Ils hantent les fêtes et les pubs de Londres, sifflant « des pintes de lager forte et fade ». Ils ont la trentaine, vivent en couple avec des « arrangements » qui les rassurent, et disparaissent de temps en temps pour sniffer dans les toilettes, au point d’en ressortir « l’air ahuri, comme s’ils venaient de se croiser eux-mêmes, cinq ans auparavant ».

Ils, les personnages de Joe Dunthorne, forment une bande de bobos fêtards et angoissés dont le héros, un journaliste free-lance du nom de Ray Morris, s’aperçoit bientôt qu’il a « un véritable talent pour le pire ». Et beaucoup moins pour sa paternité annoncée…

Les Désaccordés est le premier roman traduit en français du Britannique Joe Dunthorne, un Londonien né en 1982 au Pays de Galles. En version originale, son titre est plus parlant encore. The Adulterants (« Les adultérants ») désigne le plus souvent les produits chimiques qui dénaturent la nourriture, mais derrière lui on ne peut pas ne pas entendre « ceux qui commettent l’adultère ». Ces adultes errant là où la désolation le dispute à la dérision, l’humour anglais à la pire des mélancolies.

L’art de Joe Dunthorne consiste à mêler tous ces registres pour décrire une génération sans repères, au style de vie savoureux mais totalement artificiel. Un talentueux tableau générationnel doublé d’une réflexion piquante sur « l’idée que l’on se fait de l’innocence ». Florence Noiville

« Les Désaccordés » (The Adulterants), de Joe Dunthorne, traduit de l’anglais par Simon Baril, Gallimard, « Du monde entier », 230 p., 20 €.
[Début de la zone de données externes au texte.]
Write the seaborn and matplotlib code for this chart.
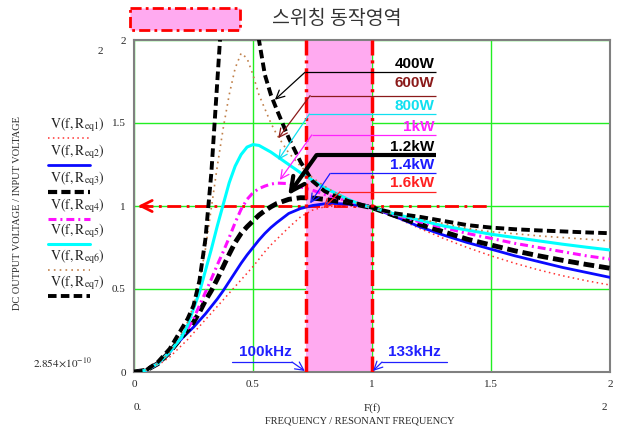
import matplotlib
matplotlib.use('Agg')

import pandas as pd
import matplotlib.pyplot as plt
from matplotlib.patches import Rectangle
from matplotlib.lines import Line2D
import seaborn as sns

sns.set_style('white')
plt.rcParams['font.family'] = ['Liberation Serif', 'DejaVu Serif']
plt.rcParams['mathtext.fontset'] = 'stix'

# ---------------- data ----------------
freq_ratio = [0, 0.05, 0.1, 0.15,
              0.2, 0.225, 0.25, 0.275, 0.3, 0.325, 0.35, 0.375, 0.4, 0.425, 0.45, 0.475, 0.5,
              0.525, 0.55, 0.575, 0.6,
              0.65, 0.7, 0.75, 0.8, 0.85, 0.9, 0.95, 1.0,
              1.1, 1.2, 1.3, 1.4, 1.5, 1.6, 1.7, 1.8, 1.9, 2.0]

gain_1600w = [0, 0.01, 0.04, 0.09,
              0.16, 0.195, 0.235, 0.275, 0.315, 0.355, 0.395, 0.435, 0.475, 0.515, 0.555, 0.595, 0.635,
              0.68, 0.725, 0.765, 0.80,
              0.87, 0.935, 0.975, 0.995, 1.0, 1.0, 0.997, 0.99,
              0.93, 0.865, 0.805, 0.75, 0.70, 0.655, 0.615, 0.58, 0.55, 0.524]
gain_1400w = [0, 0.01, 0.05, 0.12,
              0.20, 0.235, 0.27, 0.31, 0.35, 0.395, 0.44, 0.49, 0.545, 0.60, 0.655, 0.705, 0.75,
              0.795, 0.835, 0.87, 0.90,
              0.955, 0.985, 1.003, 1.013, 1.015, 1.011, 1.003, 0.99,
              0.935, 0.875, 0.825, 0.78, 0.74, 0.70, 0.665, 0.63, 0.60, 0.57]
gain_1200w = [0, 0.01, 0.05, 0.12,
              0.21, 0.25, 0.30, 0.36, 0.43, 0.49, 0.56, 0.635, 0.71, 0.78, 0.835, 0.875, 0.91,
              0.945, 0.972, 0.995, 1.015,
              1.04, 1.05, 1.048, 1.04, 1.03, 1.02, 1.005, 0.99,
              0.94, 0.89, 0.845, 0.80, 0.765, 0.73, 0.70, 0.673, 0.648, 0.625]
gain_1000w = [0, 0.01, 0.05, 0.12,
              0.21, 0.26, 0.32, 0.40, 0.48, 0.56, 0.645, 0.725, 0.81, 0.90, 0.98, 1.04, 1.08,
              1.105, 1.12, 1.132, 1.138,
              1.135, 1.115, 1.095, 1.07, 1.05, 1.03, 1.01, 0.99,
              0.945, 0.905, 0.87, 0.835, 0.805, 0.775, 0.75, 0.725, 0.70, 0.68]
gain_800w = [0, 0.01, 0.05, 0.12,
             0.21, 0.28, 0.38, 0.48, 0.61, 0.74, 0.88, 1.01, 1.14, 1.24, 1.31, 1.355, 1.37,
             1.365, 1.345, 1.325, 1.30,
             1.25, 1.20, 1.155, 1.11, 1.075, 1.04, 1.01, 0.99,
             0.95, 0.915, 0.88, 0.855, 0.83, 0.81, 0.79, 0.77, 0.752, 0.735]
gain_600w = [0, 0.01, 0.05, 0.12,
             0.24, 0.30, 0.40, 0.55, 0.74, 0.99, 1.24, 1.47, 1.67, 1.83, 1.92, 1.89, 1.79,
             1.67, 1.585, 1.50, 1.43,
             1.32, 1.24, 1.17, 1.12, 1.075, 1.04, 1.01, 0.99,
             0.95, 0.92, 0.895, 0.865, 0.845, 0.833, 0.82, 0.81, 0.80, 0.79]
gain_400w = [0, 0.01, 0.06, 0.14,
             0.26, 0.32, 0.40, 0.55, 0.80, 1.20, 1.75, 2.3, 2.7, 2.9, 2.9, 2.7, 2.3,
             2.0, 1.79, 1.67, 1.58,
             1.41, 1.265, 1.15, 1.09, 1.056, 1.03, 1.01, 0.99,
             0.955, 0.935, 0.91, 0.885, 0.87, 0.86, 0.853, 0.847, 0.841, 0.836]

loads = ['1.6kW', '1.4kW', '1.2kW', '1kW', '800W', '600W', '400W']
legend_labels = [r'$\mathrm{V}\left(\mathrm{f},\mathrm{R}_{\mathrm{eq%d}}\right)$' % i for i in range(1, 8)]

x_ticks = [0, 0.5, 1, 1.5, 2]
x_tick_labels = ['0', '0.5', '1', '1.5', '2']
y_ticks = [0, 0.5, 1, 1.5, 2]
y_tick_labels = ['0', '0.5', '1', '1.5', '2']

switching_band = (0.723, 1.0)

all_gains = gain_1600w + gain_1400w + gain_1200w + gain_1000w + gain_800w + gain_600w + gain_400w
df = pd.DataFrame({'f': freq_ratio * 7,
                   'gain': all_gains,
                   'load': [l for l in loads for _ in freq_ratio]})

# line styles per curve (Mathcad look)
styles = {
    '1.6kW': dict(color='#ff3030', lw=1.1, ls=(0, (1, 2.2))),
    '1.4kW': dict(color='#0a0aff', lw=2.0, ls='-'),
    '1.2kW': dict(color='black', lw=3.5, ls=(0, (2.2, 1))),
    '1kW':   dict(color='#ff10ff', lw=2.2, ls=(0, (2.6, 1.3, 0.65, 1.3))),
    '800W':  dict(color='#00ffff', lw=2.2, ls='-'),
    '600W':  dict(color='#c0804a', lw=1.2, ls=(0, (1, 2.5))),
    '400W':  dict(color='black', lw=2.8, ls=(0, (2.2, 1.1))),
}

fig = plt.figure(figsize=(6.21, 4.32), dpi=100)
ax = fig.add_axes([134 / 621, 60 / 432, 476 / 621, 332 / 432])

ax.axvspan(*switching_band, color='#ffaaf0', zorder=1, lw=0)

for load in loads:
    st = styles[load]
    sns.lineplot(data=df[df['load'] == load], x='f', y='gain', ax=ax, color=st['color'],
                 linewidth=st['lw'], linestyle=st['ls'], zorder=3, legend=False)

ax.set_xlim(0, 2)
ax.set_ylim(0, 2)
ax.set_xticks(x_ticks)
ax.set_xticklabels(x_tick_labels, fontsize=8)
ax.set_yticks(y_ticks)
ax.set_yticklabels(y_tick_labels, fontsize=8)
ax.tick_params(length=0, pad=6)
ax.set_xlabel('')
ax.set_ylabel('')
ax.grid(True, color='#22ee22', lw=1)
ax.set_axisbelow(True)
for sp in ax.spines.values():
    sp.set_color('#808080')
    sp.set_linewidth(1.5)

# switching band edges
for xv in switching_band:
    ax.axvline(xv, color='red', lw=2.5, ls=(0, (4.6, 1.4, 0.9, 1.4)), zorder=4)

# unity gain reference with arrow to the left
ax.plot([0.02, 1.49], [1, 1], color='red', lw=2, ls=(0, (5, 2, 1, 2)), zorder=2.5)
ax.annotate('', xy=(0.005, 1), xytext=(0.07, 1),
            arrowprops=dict(arrowstyle='->,head_length=0.8,head_width=0.4', color='red', lw=2), zorder=2.5)

# load annotations: text, text y, underline y, elbow x, arrow tip, colour, width
load_notes = [
    ('400W', 1.855, 1.805, 0.718, (0.592, 1.64), 'black', 0.9),
    ('600W', 1.74, 1.665, 0.740, (0.606, 1.408), '#8b1a1a', 0.9),
    ('800W', 1.60, 1.554, 0.737, (0.606, 1.277), '#10e0f0', 0.9),
    ('1kW', 1.474, 1.428, 0.747, (0.613, 1.157), '#ff20ff', 0.9),
    ('1.2kW', 1.357, 1.307, 0.767, (0.648, 1.066), 'black', 3.0),
    ('1.4kW', 1.247, 1.196, 0.824, (0.740, 1.016), '#1a1aff', 0.9),
    ('1.6kW', 1.14, 1.086, 0.866, (0.795, 0.986), '#ff2020', 0.9),
]
for txt, ty, ly, ex, tip, col, w in load_notes:
    ax.text(1.262, ty, txt, color=col, fontsize=11, fontweight='bold', ha='right', va='center',
            family='Liberation Sans', zorder=6)
    ax.plot([ex, 1.268], [ly, ly], color=col, lw=w, zorder=6, solid_capstyle='butt')
    hl = 1.0 if w > 2 else 0.6
    ax.annotate('', xy=tip, xytext=(ex, ly),
                arrowprops=dict(arrowstyle='->,head_length=%.1f,head_width=%.2f' % (hl, hl / 2),
                                color=col, lw=w, shrinkA=0, shrinkB=0), zorder=6)

# frequency marks
freq_notes = [('100kHz', 0.55, 0.412, 0.664, 0.664, (0.718, 0.006)),
              ('133kHz', 1.176, 1.042, 1.315, 1.042, (1.004, 0.006))]
for txt, tx, x0, x1, ax0, tip in freq_notes:
    ax.text(tx, 0.12, txt, color='#2020ff', fontsize=11, fontweight='bold', ha='center', va='center',
            family='Liberation Sans', zorder=6)
    ax.plot([x0, x1], [0.06, 0.06], color='#2020ff', lw=0.9, zorder=6)
    ax.annotate('', xy=tip, xytext=(ax0, 0.06),
                arrowprops=dict(arrowstyle='->,head_length=0.6,head_width=0.3', color='#2020ff',
                                lw=0.9, shrinkA=0, shrinkB=0), zorder=6)

# ---------------- overlay in pixel coordinates for Mathcad-style labels ----------------
ov = fig.add_axes([0, 0, 1, 1], zorder=-1)
ov.set_xlim(0, 621)
ov.set_ylim(432, 0)
ov.axis('off')

ov.add_patch(Rectangle((130, 8), 110, 22, facecolor='#ffaaf0', edgecolor='red', lw=2,
                       ls=(0, (4, 1.5, 1, 1.5))))
ov.text(337, 18, '스위칭 동작영역', fontsize=14, ha='center', va='center',
        family=['Noto Sans CJK KR', 'DejaVu Sans'], color='#333333')

label_y = [125, 152, 179, 206, 231, 257, 283]
for i, load in enumerate(loads):
    st = styles[load]
    ov.text(50, label_y[i], legend_labels[i], fontsize=10, ha='left', va='center')
    ov.add_line(Line2D([48, 90], [label_y[i] + 13, label_y[i] + 13], color=st['color'],
                       lw=min(st['lw'], 3), ls=st['ls']))

ov.text(100, 52, '2', fontsize=8, ha='center', va='center')
ov.text(62, 362, r'$2.854\!\times\!10^{-10}$', fontsize=8, ha='center', va='center')
ov.text(18, 213, 'DC OUTPUT VOLTAGE / INPUT VOLTAGE', fontsize=7.5, rotation=90,
        ha='center', va='center')
ov.text(138, 408, '0.', fontsize=8, ha='center', va='center')
ov.text(372, 408, 'F(f)', fontsize=8, ha='center', va='center')
ov.text(604, 408, '2', fontsize=8, ha='center', va='center')
ov.text(360, 421, 'FREQUENCY / RESONANT FREQUENCY', fontsize=7.5, ha='center', va='center')

fig.savefig('out.png', dpi=100)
Essai. « Culture numérique », de Dominique Cardon

Le pivotement du monde provoqué par la révolution numérique a produit quantité de prophètes du bonheur et de cassandres pointant du doigt un horizon dystopique.

Plus intéressants sont les explorateurs qui essaient aujourd’hui de se frayer un chemin entre le code informatique et les sciences sociales, tel le sociologue Dominique Cardon dans Culture numérique.

Les trois dynamiques de cette culture s’entrecroisent et parfois s’affrontent dans son livre : l’aspiration continue des individus à augmenter leur pouvoir d’agir, l’émergence de formes nouvelles d’organisation et de participation politique, et, enfin, la captation par le marché des sources de données et des algorithmes qui permettent de faire du profit en monétisant les traces de nos activités en ligne.

Il faut entendre l’expression « culture numérique » dans deux acceptions différentes pour bien comprendre l’ambition du livre. Le terme désigne d’abord la culture du numérique : l’ensemble des valeurs contenues dans le code informatique et promues par celui-ci. Dans un autre sens, il s’agit aussi de donner au lecteur les outils d’une culture nécessaire pour mieux comprendre le monde numérique.

Au fil d’une trentaine de chapitres abordant aussi bien l’histoire de l’informatique, les pratiques créatives en ligne, les « fake news » ou le fonctionnement de l’intelligence artificielle, le sociologue montre comment et pourquoi la culture pionnière des inventeurs du Web peut et doit être préservée face aux marchés et aux Etats. Gilles Bastin

« Culture numérique », de Dominique Cardon, Presses de Sciences Po, « Les petites humanités », 428 p., 19 €.